Organisatie | Arnhem |
---|---|
Organisatietype | Gemeente |
Officiële naam regeling | Archiefverordening Arnhem 2004 |
Citeertitel | Archiefverordening Arnhem 2004 |
Vastgesteld door | gemeenteraad |
Onderwerp | bestuur en recht |
Eigen onderwerp |
Deze verordening vervangt de archiefverordening 2001.
Geen
Datum inwerkingtreding | Terugwerkende kracht tot en met | Datum uitwerkingtreding | Betreft | Datum ondertekening Bron bekendmaking | Kenmerk voorstel |
---|---|---|---|---|---|
03-02-2005 | 01-07-2010 | nieuwe regeling | 13-12-2004 | B&W 26-10-04 FD/JZ/04/468 |
HOOFDSTUK 2: De zorg van burgemeester en wethouders voor de archiefbescheiden
Burgemeester en wethouders dragen zorg voor het inrichten en in stand houden van voldoende en doelmatige archiefruimten.

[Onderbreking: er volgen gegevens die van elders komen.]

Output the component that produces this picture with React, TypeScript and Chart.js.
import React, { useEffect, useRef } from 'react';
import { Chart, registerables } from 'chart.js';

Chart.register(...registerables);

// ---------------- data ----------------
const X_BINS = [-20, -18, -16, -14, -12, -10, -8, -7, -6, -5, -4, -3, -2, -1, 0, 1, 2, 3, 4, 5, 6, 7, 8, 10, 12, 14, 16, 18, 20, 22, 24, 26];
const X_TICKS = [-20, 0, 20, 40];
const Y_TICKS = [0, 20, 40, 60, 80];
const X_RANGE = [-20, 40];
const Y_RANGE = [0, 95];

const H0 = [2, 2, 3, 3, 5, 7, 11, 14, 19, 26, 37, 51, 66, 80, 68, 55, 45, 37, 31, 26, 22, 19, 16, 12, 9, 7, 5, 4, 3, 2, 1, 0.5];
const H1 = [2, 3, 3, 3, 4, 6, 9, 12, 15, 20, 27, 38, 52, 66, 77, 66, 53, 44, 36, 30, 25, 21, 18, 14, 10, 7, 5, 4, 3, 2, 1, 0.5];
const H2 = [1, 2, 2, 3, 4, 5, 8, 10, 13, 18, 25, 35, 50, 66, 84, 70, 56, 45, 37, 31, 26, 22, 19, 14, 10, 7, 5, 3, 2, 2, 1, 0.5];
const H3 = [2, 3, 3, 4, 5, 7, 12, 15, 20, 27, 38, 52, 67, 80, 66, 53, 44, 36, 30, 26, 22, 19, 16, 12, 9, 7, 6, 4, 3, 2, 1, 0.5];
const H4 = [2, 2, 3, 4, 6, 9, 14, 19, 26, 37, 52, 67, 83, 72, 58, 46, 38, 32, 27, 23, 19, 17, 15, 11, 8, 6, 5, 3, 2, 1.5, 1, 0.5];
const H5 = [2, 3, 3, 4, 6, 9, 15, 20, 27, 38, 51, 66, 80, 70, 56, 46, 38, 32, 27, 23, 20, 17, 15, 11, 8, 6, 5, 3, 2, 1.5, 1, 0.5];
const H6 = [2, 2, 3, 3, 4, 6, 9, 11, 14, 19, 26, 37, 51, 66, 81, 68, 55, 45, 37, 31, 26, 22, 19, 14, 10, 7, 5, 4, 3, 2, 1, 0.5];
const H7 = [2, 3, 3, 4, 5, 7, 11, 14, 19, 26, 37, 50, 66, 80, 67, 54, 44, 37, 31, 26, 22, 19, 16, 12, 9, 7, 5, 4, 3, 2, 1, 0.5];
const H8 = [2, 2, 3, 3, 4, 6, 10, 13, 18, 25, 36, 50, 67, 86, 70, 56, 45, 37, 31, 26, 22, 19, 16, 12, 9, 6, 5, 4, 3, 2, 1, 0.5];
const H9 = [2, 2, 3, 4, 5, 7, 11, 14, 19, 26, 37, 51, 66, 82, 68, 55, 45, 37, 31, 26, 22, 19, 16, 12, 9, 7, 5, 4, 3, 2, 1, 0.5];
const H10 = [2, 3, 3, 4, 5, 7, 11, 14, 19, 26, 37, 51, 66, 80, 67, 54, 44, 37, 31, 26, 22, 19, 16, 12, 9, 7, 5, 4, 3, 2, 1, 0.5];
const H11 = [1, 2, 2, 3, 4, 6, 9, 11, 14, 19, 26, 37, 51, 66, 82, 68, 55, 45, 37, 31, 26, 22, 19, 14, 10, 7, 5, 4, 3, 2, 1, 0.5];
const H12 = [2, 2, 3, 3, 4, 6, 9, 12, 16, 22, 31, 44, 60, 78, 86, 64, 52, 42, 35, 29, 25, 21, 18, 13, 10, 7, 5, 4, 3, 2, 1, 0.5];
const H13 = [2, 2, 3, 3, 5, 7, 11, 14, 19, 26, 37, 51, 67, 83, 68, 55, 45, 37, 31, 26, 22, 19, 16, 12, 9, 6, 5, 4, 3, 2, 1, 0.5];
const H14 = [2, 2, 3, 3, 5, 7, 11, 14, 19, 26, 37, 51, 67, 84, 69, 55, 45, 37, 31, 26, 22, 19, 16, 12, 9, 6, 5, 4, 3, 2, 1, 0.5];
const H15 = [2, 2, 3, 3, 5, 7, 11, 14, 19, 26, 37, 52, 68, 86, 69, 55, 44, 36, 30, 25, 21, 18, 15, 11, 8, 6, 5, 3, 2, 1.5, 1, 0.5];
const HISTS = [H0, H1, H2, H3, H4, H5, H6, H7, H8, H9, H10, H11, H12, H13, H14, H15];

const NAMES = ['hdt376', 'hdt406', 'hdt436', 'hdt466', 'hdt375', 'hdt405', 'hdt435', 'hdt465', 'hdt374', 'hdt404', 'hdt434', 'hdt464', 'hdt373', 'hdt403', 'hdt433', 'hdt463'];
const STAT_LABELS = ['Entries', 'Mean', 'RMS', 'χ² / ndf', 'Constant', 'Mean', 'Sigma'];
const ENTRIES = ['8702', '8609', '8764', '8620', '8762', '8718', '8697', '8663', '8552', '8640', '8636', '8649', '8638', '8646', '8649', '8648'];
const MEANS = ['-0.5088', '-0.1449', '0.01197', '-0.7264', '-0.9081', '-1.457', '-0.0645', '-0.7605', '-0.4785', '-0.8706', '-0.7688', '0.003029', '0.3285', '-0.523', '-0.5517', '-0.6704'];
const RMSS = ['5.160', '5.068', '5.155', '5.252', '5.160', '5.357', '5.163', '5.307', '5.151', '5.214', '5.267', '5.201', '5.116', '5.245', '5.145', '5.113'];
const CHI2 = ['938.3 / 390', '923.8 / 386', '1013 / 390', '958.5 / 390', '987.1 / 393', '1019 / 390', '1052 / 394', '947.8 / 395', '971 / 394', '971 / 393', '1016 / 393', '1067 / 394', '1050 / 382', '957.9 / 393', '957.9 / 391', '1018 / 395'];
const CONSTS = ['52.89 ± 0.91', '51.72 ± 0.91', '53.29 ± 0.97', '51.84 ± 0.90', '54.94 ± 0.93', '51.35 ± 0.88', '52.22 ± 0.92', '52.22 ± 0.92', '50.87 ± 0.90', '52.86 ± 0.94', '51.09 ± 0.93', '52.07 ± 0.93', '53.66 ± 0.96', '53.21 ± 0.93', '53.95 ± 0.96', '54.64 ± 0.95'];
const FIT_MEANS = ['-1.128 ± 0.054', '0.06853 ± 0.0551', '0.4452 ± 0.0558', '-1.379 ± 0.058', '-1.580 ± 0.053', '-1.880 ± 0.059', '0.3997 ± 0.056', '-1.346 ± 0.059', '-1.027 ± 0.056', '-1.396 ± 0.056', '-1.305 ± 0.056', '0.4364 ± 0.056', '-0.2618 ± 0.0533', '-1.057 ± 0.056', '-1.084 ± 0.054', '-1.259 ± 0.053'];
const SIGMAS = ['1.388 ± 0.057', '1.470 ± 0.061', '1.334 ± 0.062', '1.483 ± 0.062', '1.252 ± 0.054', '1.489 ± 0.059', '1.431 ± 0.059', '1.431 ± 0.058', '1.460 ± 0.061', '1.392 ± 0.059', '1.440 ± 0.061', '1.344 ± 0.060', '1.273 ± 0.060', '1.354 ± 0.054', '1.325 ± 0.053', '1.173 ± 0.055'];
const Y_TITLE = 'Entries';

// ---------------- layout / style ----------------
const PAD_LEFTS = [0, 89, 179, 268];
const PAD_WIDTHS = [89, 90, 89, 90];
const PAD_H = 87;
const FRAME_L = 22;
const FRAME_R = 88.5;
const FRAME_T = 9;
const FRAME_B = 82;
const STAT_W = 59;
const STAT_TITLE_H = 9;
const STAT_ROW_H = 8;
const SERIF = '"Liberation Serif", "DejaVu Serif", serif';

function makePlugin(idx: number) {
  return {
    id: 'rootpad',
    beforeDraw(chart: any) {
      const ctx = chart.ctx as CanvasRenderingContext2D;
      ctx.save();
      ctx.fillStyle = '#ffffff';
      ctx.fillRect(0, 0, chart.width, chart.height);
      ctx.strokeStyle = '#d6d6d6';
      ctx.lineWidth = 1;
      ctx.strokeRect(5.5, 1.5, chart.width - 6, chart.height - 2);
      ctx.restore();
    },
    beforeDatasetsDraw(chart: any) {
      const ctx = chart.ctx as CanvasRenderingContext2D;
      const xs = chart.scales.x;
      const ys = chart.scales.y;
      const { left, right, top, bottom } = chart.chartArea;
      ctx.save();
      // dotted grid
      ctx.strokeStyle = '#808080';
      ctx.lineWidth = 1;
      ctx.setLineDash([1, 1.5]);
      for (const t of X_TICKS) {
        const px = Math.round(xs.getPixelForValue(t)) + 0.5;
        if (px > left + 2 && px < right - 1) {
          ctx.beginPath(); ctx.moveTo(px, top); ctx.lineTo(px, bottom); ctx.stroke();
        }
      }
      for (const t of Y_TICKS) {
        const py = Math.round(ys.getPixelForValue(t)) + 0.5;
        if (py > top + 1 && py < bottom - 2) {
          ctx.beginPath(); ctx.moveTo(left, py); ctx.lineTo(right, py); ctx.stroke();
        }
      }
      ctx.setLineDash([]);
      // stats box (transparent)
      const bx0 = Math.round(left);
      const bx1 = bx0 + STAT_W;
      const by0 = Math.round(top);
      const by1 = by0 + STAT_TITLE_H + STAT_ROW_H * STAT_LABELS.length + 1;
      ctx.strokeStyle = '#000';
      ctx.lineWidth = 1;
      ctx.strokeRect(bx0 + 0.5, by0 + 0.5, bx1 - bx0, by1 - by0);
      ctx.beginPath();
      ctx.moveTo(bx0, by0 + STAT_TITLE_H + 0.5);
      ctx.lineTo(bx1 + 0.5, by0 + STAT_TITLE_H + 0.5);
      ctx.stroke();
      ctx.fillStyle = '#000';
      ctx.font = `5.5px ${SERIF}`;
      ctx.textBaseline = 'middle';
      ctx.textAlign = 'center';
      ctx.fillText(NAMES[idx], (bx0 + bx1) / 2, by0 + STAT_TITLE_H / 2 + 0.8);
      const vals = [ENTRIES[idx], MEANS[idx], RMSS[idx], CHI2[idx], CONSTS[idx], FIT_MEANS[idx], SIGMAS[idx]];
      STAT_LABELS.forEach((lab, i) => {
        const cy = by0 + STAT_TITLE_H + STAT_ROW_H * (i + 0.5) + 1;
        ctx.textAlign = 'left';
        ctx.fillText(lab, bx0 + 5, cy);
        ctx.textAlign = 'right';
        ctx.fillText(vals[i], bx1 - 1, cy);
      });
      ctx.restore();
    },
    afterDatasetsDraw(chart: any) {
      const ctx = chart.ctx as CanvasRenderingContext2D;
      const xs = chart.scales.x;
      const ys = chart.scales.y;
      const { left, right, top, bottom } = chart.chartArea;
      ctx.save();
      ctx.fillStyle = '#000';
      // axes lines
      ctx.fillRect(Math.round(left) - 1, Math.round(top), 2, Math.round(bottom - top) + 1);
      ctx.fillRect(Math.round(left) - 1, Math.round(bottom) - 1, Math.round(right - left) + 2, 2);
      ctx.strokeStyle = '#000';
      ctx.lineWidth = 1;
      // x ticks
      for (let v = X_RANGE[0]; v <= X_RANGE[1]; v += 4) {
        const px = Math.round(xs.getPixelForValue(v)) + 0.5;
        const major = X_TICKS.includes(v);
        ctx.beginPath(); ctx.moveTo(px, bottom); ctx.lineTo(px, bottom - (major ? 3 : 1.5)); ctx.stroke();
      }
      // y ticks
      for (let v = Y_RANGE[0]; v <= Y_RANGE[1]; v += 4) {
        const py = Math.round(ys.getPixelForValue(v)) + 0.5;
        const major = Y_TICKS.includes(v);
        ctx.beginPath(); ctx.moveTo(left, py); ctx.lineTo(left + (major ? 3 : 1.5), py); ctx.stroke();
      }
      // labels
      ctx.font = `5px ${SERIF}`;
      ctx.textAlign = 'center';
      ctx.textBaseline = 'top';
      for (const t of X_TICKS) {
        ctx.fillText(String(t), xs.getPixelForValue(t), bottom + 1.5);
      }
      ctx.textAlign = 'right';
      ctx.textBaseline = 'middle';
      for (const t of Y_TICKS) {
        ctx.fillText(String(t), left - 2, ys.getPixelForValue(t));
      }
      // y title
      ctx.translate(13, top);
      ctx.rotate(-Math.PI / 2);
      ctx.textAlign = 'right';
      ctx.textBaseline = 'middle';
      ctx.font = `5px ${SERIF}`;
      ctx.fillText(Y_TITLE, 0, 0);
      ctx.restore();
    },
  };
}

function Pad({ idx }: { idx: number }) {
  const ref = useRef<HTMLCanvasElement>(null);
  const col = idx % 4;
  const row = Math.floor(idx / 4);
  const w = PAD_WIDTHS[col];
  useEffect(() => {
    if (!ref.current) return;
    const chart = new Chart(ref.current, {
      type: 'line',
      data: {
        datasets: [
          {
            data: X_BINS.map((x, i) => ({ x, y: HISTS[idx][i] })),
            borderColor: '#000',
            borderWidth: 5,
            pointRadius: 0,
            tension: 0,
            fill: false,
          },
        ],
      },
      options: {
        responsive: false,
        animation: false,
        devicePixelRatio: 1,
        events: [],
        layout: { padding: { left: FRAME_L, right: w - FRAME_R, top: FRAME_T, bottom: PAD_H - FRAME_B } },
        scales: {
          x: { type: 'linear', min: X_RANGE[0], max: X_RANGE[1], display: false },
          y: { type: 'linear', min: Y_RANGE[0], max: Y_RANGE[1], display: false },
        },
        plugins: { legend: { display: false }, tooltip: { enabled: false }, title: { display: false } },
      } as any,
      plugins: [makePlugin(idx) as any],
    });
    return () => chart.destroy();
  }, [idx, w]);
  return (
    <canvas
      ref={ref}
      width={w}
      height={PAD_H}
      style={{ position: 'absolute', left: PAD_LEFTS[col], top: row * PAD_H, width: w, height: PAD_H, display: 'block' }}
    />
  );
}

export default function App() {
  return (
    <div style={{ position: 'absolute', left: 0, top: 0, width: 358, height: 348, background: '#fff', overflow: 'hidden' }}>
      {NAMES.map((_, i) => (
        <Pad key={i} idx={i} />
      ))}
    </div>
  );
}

Burgemeester en wethouders dragen zorg voor de aanstelling van voldoende deskundig personeel voor de werkzaamheden verbonden aan het beheer van archiefbescheiden die berusten bij gemeentelijke organen en voor zover deze nog niet zijn overgebracht naar de archiefbewaarplaats.
Burgemeester en wethouders dragen er zorg voor dat de vervaardiging en de bewaring van de archiefbescheiden geschiedt op zodanige wijze dat het behoud van deze bescheiden voldoende is gewaarborgd.

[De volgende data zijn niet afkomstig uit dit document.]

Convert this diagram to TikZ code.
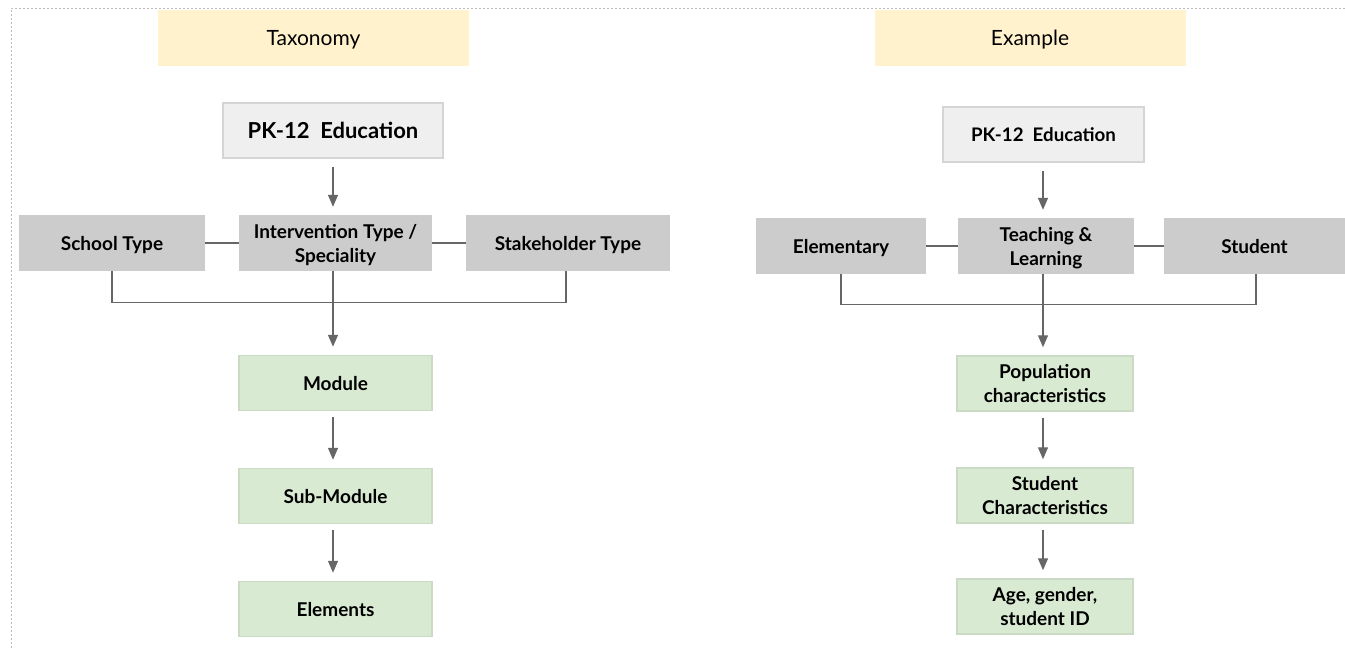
\documentclass[tikz,border=0pt]{standalone}
\usepackage{fontspec}
\setmainfont{Lato}
\usetikzlibrary{arrows.meta,positioning}
\definecolor{hdr}{HTML}{FFF2CC}
\definecolor{topfill}{HTML}{EFEFEF}
\definecolor{topline}{HTML}{D5D5D5}
\definecolor{grayfill}{HTML}{CCCCCC}
\definecolor{greenfill}{HTML}{D9EAD3}
\definecolor{greenline}{HTML}{CADAC4}
\definecolor{conn}{HTML}{666666}
\definecolor{frame}{HTML}{BBBBBB}
\tikzset{
  hdrbox/.style={fill=hdr, draw=none, minimum width=311pt, minimum height=56pt, inner sep=0pt, text depth=0pt, font=\fontsize{21}{24}\selectfont},
  topbox/.style={fill=topfill, draw=topline, line width=1.5pt, minimum height=55pt, inner sep=0pt, text depth=0pt, font=\bfseries},
  graybox/.style={fill=grayfill, draw=none, minimum height=56pt, inner sep=0pt, align=center, text depth=0pt, font=\fontsize{19}{24}\selectfont\bfseries},
  greenbox/.style={fill=greenfill, draw=greenline, line width=1.5pt, minimum height=55pt, inner sep=0pt, align=center, text depth=0pt, font=\fontsize{19}{24}\selectfont\bfseries},
  link/.style={draw=conn, line width=1.3pt},
  arr/.style={draw=conn, line width=1.3pt, -{Triangle[width=10pt,length=12pt]}, fill=conn, shorten <=8pt, shorten >=8pt},
}
\begin{document}
\begin{tikzpicture}[x=1pt,y=-1pt]
\useasboundingbox (0,0) rectangle (1345,648);
\draw[frame, line width=1pt, dash pattern=on 2pt off 2pt] (11,648) -- (11,8) -- (1345,8);

% Left: Taxonomy
\node[hdrbox] (tax) at (313.5,38) {Taxonomy};
\node[topbox, minimum width=220pt, font=\fontsize{22}{24}\selectfont\bfseries] (lpk) at (333,130.5) {PK-12\ \ Education};
\node[graybox, minimum width=186pt] (lschool) at (112,243) {School Type};
\node[graybox, minimum width=193pt] (linterv) at (335.5,243) {Intervention Type /\\Speciality};
\node[graybox, minimum width=204pt] (lstake) at (568,243) {Stakeholder Type};
\node[greenbox, minimum width=193pt] (lmod) at (335.5,383) {Module};
\node[greenbox, minimum width=193pt] (lsub) at (335.5,496) {Sub-Module};
\node[greenbox, minimum width=193pt] (lelem) at (335.5,609) {Elements};

\draw[arr] (lpk.south -| 333,0) -- (linterv.north -| 333,0);
\draw[link] (lschool.east) -- (linterv.west);
\draw[link] (linterv.east) -- (lstake.west);
\draw[link] (lschool.south) -- ++(0,31) -| (lstake.south -| 566,0);
\draw[arr, shorten <=0pt] (linterv.south -| 333,0) -- (lmod.north -| 333,0);
\draw[arr, shorten <=6pt] (lmod.south -| 333,0) -- (lsub.north -| 333,0);
\draw[arr, shorten <=6pt] (lsub.south -| 333,0) -- (lelem.north -| 333,0);

% Right: Example
\node[hdrbox] (ex) at (1030,38) {Example};
\node[topbox, minimum width=201pt, font=\fontsize{18.7}{22}\selectfont\bfseries] (rpk) at (1043.5,134.5) {PK-12\ \ Education};
\node[graybox, minimum width=170pt] (relem) at (841,246) {Elementary};
\node[graybox, minimum width=176pt] (rteach) at (1046,246) {Teaching \&\\Learning};
\node[graybox, minimum width=181pt] (rstud) at (1254.5,246) {Student};
\node[greenbox, minimum width=176pt] (rpop) at (1045,383.5) {Population\\characteristics};
\node[greenbox, minimum width=176pt] (rsc) at (1045,495.5) {Student\\Characteristics};
\node[greenbox, minimum width=176pt] (rage) at (1045,606.5) {Age, gender,\\student ID};

\draw[arr] (rpk.south -| 1043,0) -- (rteach.north -| 1043,0);
\draw[link] (relem.east) -- (rteach.west);
\draw[link] (rteach.east) -- (rstud.west);
\draw[link] (relem.south) -- ++(0,30) -| (rstud.south -| 1256,0);
\draw[arr, shorten <=0pt] (rteach.south -| 1043,0) -- (rpop.north -| 1043,0);
\draw[arr, shorten <=6pt] (rpop.south -| 1043,0) -- (rsc.north -| 1043,0);
\draw[arr, shorten <=6pt] (rsc.south -| 1043,0) -- (rage.north -| 1043,0);
\end{tikzpicture}
\end{document}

Het eerste lid van dit artikel is van overeenkomstige toepassing op de vervaardiging van bescheiden bestemd voor een overheidsorgaan of andere belanghebbenden, waarvan redelijkerwijze kan worden aangenomen dat zij als archiefbescheiden voor blijvende bewaring in aanmerking komen.
Burgemeester en wethouders doen ten minste eenmaal per twee jaar aan de raad verslag omtrent hetgeen zij hebben verricht ter uitvoering van artikel 30 van de wet. Zij winnen hiertoe indien nodig inlichtingen en documenten in bij de archivaris op grond van artikel 27 van de gemeenschappelijke regeling. Het verslag heeft in ieder geval betrekking op het toezicht, zoals bedoeld in de artikelen 7 en 12 van deze verordening en op het beheer van de archiefbewaarplaats, zoals bedoeld in artikel 2 van de gemeenschappelijke regeling.
HOOFDSTUK 3: Toezicht van de archivaris op het beheer van de archiefbescheiden die niet zijn overgebracht naar de archiefbewaarplaats
De archivaris ziet erop toe dat het beheer van de archiefbescheiden die niet zijn overgebracht naar de archiefbewaarplaats, geschiedt overeenkomstig de bepalingen van de wet en de ter uitvoering daarvan gegeven voorschriften.
De beheerder verstrekt aan de archivaris of aan degene die namens hem met het toezicht is belast, alle bescheiden en inlichtingen die voor een goede vervulling van zijn taak noodzakelijk zijn en verlenen de nodige medewerking om inzicht te verschaffen in de ordening en toegankelijkheid van de archiefbescheiden, alsmede in de opzet en werking van hulpmiddelen en systemen waarin archiefbescheiden zijn opgenomen.
De archivaris en degenen die hem in de uitoefening van het toezicht vervangen of bijstaan, hebben met inachtneming van de voorschriften ten aanzien van de beveiliging van geheimen, toegang tot de archiefbescheiden die nog niet naar de archiefbewaarplaats zijn overgebracht en de ruimten waarin deze zich bevinden.
De archivaris doet van zijn bevindingen bij de uitoefening van het toezicht mededeling aan de beheerder, alsmede, indien hij hiertoe aanleiding vindt, aan burgemeester en wethouders. Hij geeft aan welke voorzieningen naar zijn mening in het belang van een goed beheer moeten worden getroffen.